A provocação pode custar caro, na hora em que a China voltar a produzir no ritmo pré-coronavírus. O governo pode fingir não saber, mas muitas empresas grandes no país afundariam se o gigante asiático resolvesse fazer compras em outros lugares do mundo.

Todas essas jabuticabas podem fazer com que os efeitos do coronavírus sobre a economia local sejam mais profundos e duradouros. Não há como estimar, neste momento, o tamanho do estrago. Mas que ele irá acontecer, infelizmente, isso já dá para cravar.

Impeachment só em 2021. E olhe lá...

Tal como aquela criança da fábula de Hans Christian Andersen que, com a inocência de quem diz a verdade que outros calam por medo, apontou que o rei estava nu, o imigrante haitiano disse a Jair Bolsonaro, na porta do Alvorada, o que todo mundo já percebeu: ele não é mais presidente do Brasil. Pode até ser formalmente, já que ocupa legalmente o cargo. É presidente também para a fatia de seguidores radicais que o apóia. Mas vem perdendo com velocidade a legitimidade para liderar a nação brasileira, sobretudo na crise do coronavírus, depois de tantas demonstrações de incapacidade. Tenta correr atrás do prejuízo, mas parece tarde. Confiança se perde num instante e leva-se anos para reconstruir.


Isso quer dizer que Bolsonaro está prestes a deixar o cargo? Não. Soam infantis e demagógicas declarações que se multiplicam, como a da deputada estadual Janaína Paschoal, com sugestões para que as autoridades da República convençam o presidente a renunciar. Ou como a do jurista Miguel Reale Junior, para quem Bolsonaro deveria ser examinado por uma junta médica para atestar sua loucura. No caso específico desses dois, as afirmações talvez estejam mais para um sinal de constrangimento por terem patrocinado o impeachment de uma presidente da República sob o pretexto de ridículas “pedaladas fiscais” do que para a realidade.

Os últimos dias vêm mostrando que o establishment político e econômico, com seu comportamento volúvel, já quer se livrar de Bolsonaro. Só que não é fácil assim. Janaína deve saber muito bem que ele não é do tipo que ouve conselhos racionais, muito menos para renunciar ao próprio cargo. O ex-capitão é do tipo que vai se entrincheirar no Planalto com os filhos e resistir enquanto puder.

A sugestão da junta médica não pode ser levada a sério. Os psiquiatras examinam Bolsonaro, constatam que ele sofre de um desequilíbrio mental, fazem laudo para o psicopata. E aí? Quem vai declarar o impedimento constitucional com base na loucura?
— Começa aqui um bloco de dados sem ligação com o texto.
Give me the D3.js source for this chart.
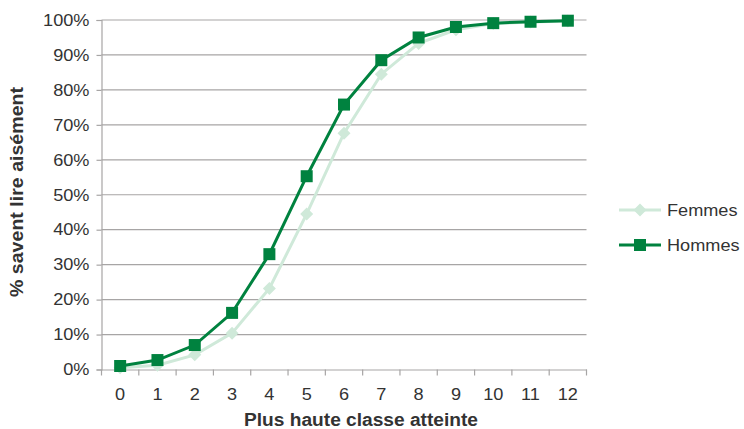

Vai sobrar para o Congresso, e no modelito de sempre, o impeachment. Só que não, há, no curto prazo, condições políticas para tocar um processo de impedimento do presidente da República. Antes de tudo, porque não se faz isso em meio a uma grave pandemia como a do coronavírus, que vai se arrastar por meses. Em segundo lugar, porque ninguém faz impeachment em ano eleitoral, e teremos o pleito municipal em outubro.

Acima de tudo, está a insegurança do establishment e de seu braço político, o Congresso, quanto à conveniência do impeachment. Para alguns, sobretudo na oposição, a sangria de Bolsonaro até 2022 pode ser mais interessante do que sua substituição pelo general Mourão. A alternativa preferida pela esquerda, o afastamento de presidente e vice para convocação de novas eleições, parece fora do alcance.

Entre os parlamentares mais ligados ao PIB e ao mercado, incluindo aí o Centrão, há uma sensação de que Bolsonaro não terminará o mandato, mas há cautela. Nas contas dessa maioria, as condições para o impeachment virão pelo desgaste do governo na economia, pelo empobrecimento, pela quebradeira das empresas e pela recessão que se avizinha. Mas é preciso esperar seu amadurecimento.

Uma dica: é bom ficar de olho nas eleições de outubro, que se refletirem a desidratação política do presidente e do bolsonarismo, podem ser a senha para o início do processo de impeachment.